• _STATED EXERCISE_
Restate the whole listing word for word. Pictures are left out.

• _DATA EXCERPT_
+++++

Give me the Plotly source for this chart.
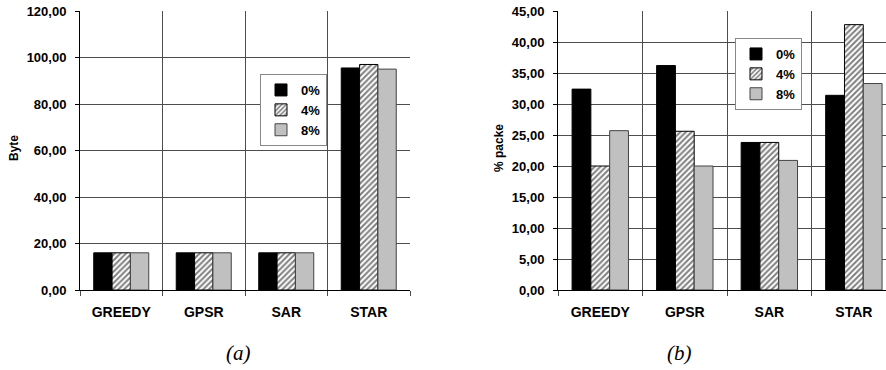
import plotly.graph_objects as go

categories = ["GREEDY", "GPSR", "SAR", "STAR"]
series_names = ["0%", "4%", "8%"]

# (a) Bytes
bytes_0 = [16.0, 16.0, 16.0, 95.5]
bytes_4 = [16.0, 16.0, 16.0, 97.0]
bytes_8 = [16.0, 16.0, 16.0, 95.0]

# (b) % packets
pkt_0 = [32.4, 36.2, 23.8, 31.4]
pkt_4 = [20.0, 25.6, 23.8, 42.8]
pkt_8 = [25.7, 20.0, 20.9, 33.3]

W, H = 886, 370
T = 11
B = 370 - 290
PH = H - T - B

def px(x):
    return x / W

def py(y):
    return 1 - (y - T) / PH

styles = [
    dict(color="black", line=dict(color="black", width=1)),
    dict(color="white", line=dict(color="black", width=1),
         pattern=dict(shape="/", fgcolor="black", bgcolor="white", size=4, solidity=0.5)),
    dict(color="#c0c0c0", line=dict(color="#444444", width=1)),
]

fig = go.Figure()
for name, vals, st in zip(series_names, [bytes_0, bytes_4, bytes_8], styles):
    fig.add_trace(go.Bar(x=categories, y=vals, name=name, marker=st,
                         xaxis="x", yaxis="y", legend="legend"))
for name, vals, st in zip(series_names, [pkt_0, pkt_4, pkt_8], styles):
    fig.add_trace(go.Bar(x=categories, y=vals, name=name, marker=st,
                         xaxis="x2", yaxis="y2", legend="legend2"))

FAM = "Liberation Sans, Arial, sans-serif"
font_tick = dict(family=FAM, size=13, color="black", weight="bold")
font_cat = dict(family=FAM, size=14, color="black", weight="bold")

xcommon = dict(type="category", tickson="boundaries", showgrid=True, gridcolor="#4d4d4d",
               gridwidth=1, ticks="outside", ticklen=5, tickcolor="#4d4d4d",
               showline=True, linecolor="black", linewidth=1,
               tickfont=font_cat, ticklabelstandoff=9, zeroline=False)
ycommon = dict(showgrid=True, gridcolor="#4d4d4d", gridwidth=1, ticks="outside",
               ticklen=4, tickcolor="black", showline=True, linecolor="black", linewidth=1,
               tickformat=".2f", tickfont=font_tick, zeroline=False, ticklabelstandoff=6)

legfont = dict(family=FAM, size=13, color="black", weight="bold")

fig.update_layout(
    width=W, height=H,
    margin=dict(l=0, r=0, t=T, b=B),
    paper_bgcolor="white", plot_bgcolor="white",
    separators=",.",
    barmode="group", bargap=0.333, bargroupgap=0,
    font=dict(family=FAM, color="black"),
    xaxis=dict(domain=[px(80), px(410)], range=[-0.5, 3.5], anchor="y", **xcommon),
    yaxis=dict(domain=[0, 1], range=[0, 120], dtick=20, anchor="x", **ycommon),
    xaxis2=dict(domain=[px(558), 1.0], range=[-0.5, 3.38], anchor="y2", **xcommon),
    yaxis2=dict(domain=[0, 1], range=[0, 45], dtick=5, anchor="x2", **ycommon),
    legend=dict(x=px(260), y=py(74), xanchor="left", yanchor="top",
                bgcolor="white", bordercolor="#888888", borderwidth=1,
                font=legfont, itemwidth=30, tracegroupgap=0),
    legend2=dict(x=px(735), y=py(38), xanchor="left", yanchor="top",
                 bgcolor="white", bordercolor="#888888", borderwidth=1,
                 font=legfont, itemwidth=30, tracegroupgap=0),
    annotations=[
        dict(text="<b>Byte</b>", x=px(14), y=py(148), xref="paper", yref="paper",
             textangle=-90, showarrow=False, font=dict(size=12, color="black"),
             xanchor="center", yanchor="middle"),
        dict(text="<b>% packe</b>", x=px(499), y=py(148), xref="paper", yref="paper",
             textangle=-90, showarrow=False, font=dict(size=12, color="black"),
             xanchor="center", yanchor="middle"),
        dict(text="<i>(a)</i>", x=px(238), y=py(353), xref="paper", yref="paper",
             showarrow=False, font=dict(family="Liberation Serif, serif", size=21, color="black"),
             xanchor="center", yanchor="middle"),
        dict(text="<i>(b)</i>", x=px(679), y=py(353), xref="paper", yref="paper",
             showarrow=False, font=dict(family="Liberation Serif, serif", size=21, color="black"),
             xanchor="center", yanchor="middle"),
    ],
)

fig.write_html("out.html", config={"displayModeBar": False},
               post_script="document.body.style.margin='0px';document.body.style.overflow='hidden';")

+++++

• _OUTPUT OF THE EXERCISE_
Give me the Plotly source for this chart.
import plotly.graph_objects as go

categories = ["GREEDY", "GPSR", "SAR", "STAR"]
series_names = ["0%", "4%", "8%"]

# (a) Bytes
bytes_0 = [16.0, 16.0, 16.0, 95.5]
bytes_4 = [16.0, 16.0, 16.0, 97.0]
bytes_8 = [16.0, 16.0, 16.0, 95.0]

# (b) % packets
pkt_0 = [32.4, 36.2, 23.8, 31.4]
pkt_4 = [20.0, 25.6, 23.8, 42.8]
pkt_8 = [25.7, 20.0, 20.9, 33.3]

W, H = 886, 370
T = 11
B = 370 - 290
PH = H - T - B

def px(x):
    return x / W

def py(y):
    return 1 - (y - T) / PH

styles = [
    dict(color="black", line=dict(color="black", width=1)),
    dict(color="white", line=dict(color="black", width=1),
         pattern=dict(shape="/", fgcolor="black", bgcolor="white", size=4, solidity=0.5)),
    dict(color="#c0c0c0", line=dict(color="#444444", width=1)),
]

fig = go.Figure()
for name, vals, st in zip(series_names, [bytes_0, bytes_4, bytes_8], styles):
    fig.add_trace(go.Bar(x=categories, y=vals, name=name, marker=st,
                         xaxis="x", yaxis="y", legend="legend"))
for name, vals, st in zip(series_names, [pkt_0, pkt_4, pkt_8], styles):
    fig.add_trace(go.Bar(x=categories, y=vals, name=name, marker=st,
                         xaxis="x2", yaxis="y2", legend="legend2"))

FAM = "Liberation Sans, Arial, sans-serif"
font_tick = dict(family=FAM, size=13, color="black", weight="bold")
font_cat = dict(family=FAM, size=14, color="black", weight="bold")

xcommon = dict(type="category", tickson="boundaries", showgrid=True, gridcolor="#4d4d4d",
               gridwidth=1, ticks="outside", ticklen=5, tickcolor="#4d4d4d",
               showline=True, linecolor="black", linewidth=1,
               tickfont=font_cat, ticklabelstandoff=9, zeroline=False)
ycommon = dict(showgrid=True, gridcolor="#4d4d4d", gridwidth=1, ticks="outside",
               ticklen=4, tickcolor="black", showline=True, linecolor="black", linewidth=1,
               tickformat=".2f", tickfont=font_tick, zeroline=False, ticklabelstandoff=6)

legfont = dict(family=FAM, size=13, color="black", weight="bold")

fig.update_layout(
    width=W, height=H,
    margin=dict(l=0, r=0, t=T, b=B),
    paper_bgcolor="white", plot_bgcolor="white",
    separators=",.",
    barmode="group", bargap=0.333, bargroupgap=0,
    font=dict(family=FAM, color="black"),
    xaxis=dict(domain=[px(80), px(410)], range=[-0.5, 3.5], anchor="y", **xcommon),
    yaxis=dict(domain=[0, 1], range=[0, 120], dtick=20, anchor="x", **ycommon),
    xaxis2=dict(domain=[px(558), 1.0], range=[-0.5, 3.38], anchor="y2", **xcommon),
    yaxis2=dict(domain=[0, 1], range=[0, 45], dtick=5, anchor="x2", **ycommon),
    legend=dict(x=px(260), y=py(74), xanchor="left", yanchor="top",
                bgcolor="white", bordercolor="#888888", borderwidth=1,
                font=legfont, itemwidth=30, tracegroupgap=0),
    legend2=dict(x=px(735), y=py(38), xanchor="left", yanchor="top",
                 bgcolor="white", bordercolor="#888888", borderwidth=1,
                 font=legfont, itemwidth=30, tracegroupgap=0),
    annotations=[
        dict(text="<b>Byte</b>", x=px(14), y=py(148), xref="paper", yref="paper",
             textangle=-90, showarrow=False, font=dict(size=12, color="black"),
             xanchor="center", yanchor="middle"),
        dict(text="<b>% packe</b>", x=px(499), y=py(148), xref="paper", yref="paper",
             textangle=-90, showarrow=False, font=dict(size=12, color="black"),
             xanchor="center", yanchor="middle"),
        dict(text="<i>(a)</i>", x=px(238), y=py(353), xref="paper", yref="paper",
             showarrow=False, font=dict(family="Liberation Serif, serif", size=21, color="black"),
             xanchor="center", yanchor="middle"),
        dict(text="<i>(b)</i>", x=px(679), y=py(353), xref="paper", yref="paper",
             showarrow=False, font=dict(family="Liberation Serif, serif", size=21, color="black"),
             xanchor="center", yanchor="middle"),
    ],
)

fig.write_html("out.html", config={"displayModeBar": False},
               post_script="document.body.style.margin='0px';document.body.style.overflow='hidden';")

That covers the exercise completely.